§ **Exercise directions**: Without including any pictures, write out the listing below exactly.

§ **Recorded information**:
++++++

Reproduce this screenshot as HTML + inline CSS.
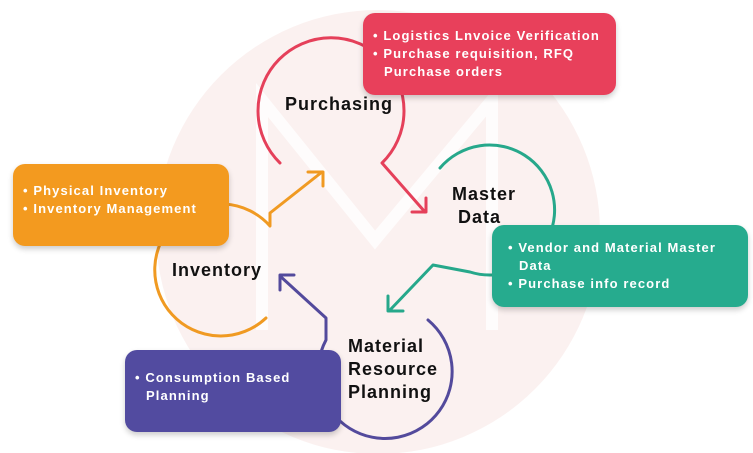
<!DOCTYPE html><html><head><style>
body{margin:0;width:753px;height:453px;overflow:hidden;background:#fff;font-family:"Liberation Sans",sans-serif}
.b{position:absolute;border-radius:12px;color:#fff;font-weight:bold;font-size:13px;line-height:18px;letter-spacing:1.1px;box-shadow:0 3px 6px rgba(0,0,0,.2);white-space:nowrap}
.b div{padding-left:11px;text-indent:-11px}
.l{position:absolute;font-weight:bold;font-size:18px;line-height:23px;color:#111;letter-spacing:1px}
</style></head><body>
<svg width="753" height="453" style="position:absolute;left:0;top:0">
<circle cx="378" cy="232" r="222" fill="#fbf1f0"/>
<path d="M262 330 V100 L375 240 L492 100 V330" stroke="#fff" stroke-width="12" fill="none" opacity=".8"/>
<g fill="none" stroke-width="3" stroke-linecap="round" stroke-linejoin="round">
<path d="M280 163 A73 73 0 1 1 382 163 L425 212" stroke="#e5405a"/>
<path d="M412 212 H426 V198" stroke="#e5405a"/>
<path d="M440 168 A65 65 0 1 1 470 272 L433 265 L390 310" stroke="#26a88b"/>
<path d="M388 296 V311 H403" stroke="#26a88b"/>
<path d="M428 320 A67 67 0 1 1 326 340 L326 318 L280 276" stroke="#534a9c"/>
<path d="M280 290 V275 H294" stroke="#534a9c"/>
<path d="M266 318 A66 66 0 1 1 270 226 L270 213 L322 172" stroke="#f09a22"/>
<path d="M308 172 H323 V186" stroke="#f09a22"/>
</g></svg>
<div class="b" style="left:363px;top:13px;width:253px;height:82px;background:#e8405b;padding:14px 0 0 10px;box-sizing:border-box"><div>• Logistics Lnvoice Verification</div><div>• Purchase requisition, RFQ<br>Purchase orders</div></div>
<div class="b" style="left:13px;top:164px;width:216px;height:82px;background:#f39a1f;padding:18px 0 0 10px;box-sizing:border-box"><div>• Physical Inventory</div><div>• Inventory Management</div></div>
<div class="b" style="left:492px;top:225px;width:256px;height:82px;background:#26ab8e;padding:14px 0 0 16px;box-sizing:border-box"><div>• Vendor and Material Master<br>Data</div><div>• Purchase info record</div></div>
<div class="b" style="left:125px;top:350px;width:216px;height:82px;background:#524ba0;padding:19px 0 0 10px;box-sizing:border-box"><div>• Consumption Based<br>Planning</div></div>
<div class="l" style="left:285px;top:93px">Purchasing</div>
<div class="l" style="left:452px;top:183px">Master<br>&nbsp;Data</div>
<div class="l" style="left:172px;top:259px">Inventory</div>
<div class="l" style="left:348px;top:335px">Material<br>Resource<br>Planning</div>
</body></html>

++++++

§ **Task output**:
Reproduce this screenshot as HTML + inline CSS.
<!DOCTYPE html><html><head><style>
body{margin:0;width:753px;height:453px;overflow:hidden;background:#fff;font-family:"Liberation Sans",sans-serif}
.b{position:absolute;border-radius:12px;color:#fff;font-weight:bold;font-size:13px;line-height:18px;letter-spacing:1.1px;box-shadow:0 3px 6px rgba(0,0,0,.2);white-space:nowrap}
.b div{padding-left:11px;text-indent:-11px}
.l{position:absolute;font-weight:bold;font-size:18px;line-height:23px;color:#111;letter-spacing:1px}
</style></head><body>
<svg width="753" height="453" style="position:absolute;left:0;top:0">
<circle cx="378" cy="232" r="222" fill="#fbf1f0"/>
<path d="M262 330 V100 L375 240 L492 100 V330" stroke="#fff" stroke-width="12" fill="none" opacity=".8"/>
<g fill="none" stroke-width="3" stroke-linecap="round" stroke-linejoin="round">
<path d="M280 163 A73 73 0 1 1 382 163 L425 212" stroke="#e5405a"/>
<path d="M412 212 H426 V198" stroke="#e5405a"/>
<path d="M440 168 A65 65 0 1 1 470 272 L433 265 L390 310" stroke="#26a88b"/>
<path d="M388 296 V311 H403" stroke="#26a88b"/>
<path d="M428 320 A67 67 0 1 1 326 340 L326 318 L280 276" stroke="#534a9c"/>
<path d="M280 290 V275 H294" stroke="#534a9c"/>
<path d="M266 318 A66 66 0 1 1 270 226 L270 213 L322 172" stroke="#f09a22"/>
<path d="M308 172 H323 V186" stroke="#f09a22"/>
</g></svg>
<div class="b" style="left:363px;top:13px;width:253px;height:82px;background:#e8405b;padding:14px 0 0 10px;box-sizing:border-box"><div>• Logistics Lnvoice Verification</div><div>• Purchase requisition, RFQ<br>Purchase orders</div></div>
<div class="b" style="left:13px;top:164px;width:216px;height:82px;background:#f39a1f;padding:18px 0 0 10px;box-sizing:border-box"><div>• Physical Inventory</div><div>• Inventory Management</div></div>
<div class="b" style="left:492px;top:225px;width:256px;height:82px;background:#26ab8e;padding:14px 0 0 16px;box-sizing:border-box"><div>• Vendor and Material Master<br>Data</div><div>• Purchase info record</div></div>
<div class="b" style="left:125px;top:350px;width:216px;height:82px;background:#524ba0;padding:19px 0 0 10px;box-sizing:border-box"><div>• Consumption Based<br>Planning</div></div>
<div class="l" style="left:285px;top:93px">Purchasing</div>
<div class="l" style="left:452px;top:183px">Master<br>&nbsp;Data</div>
<div class="l" style="left:172px;top:259px">Inventory</div>
<div class="l" style="left:348px;top:335px">Material<br>Resource<br>Planning</div>
</body></html>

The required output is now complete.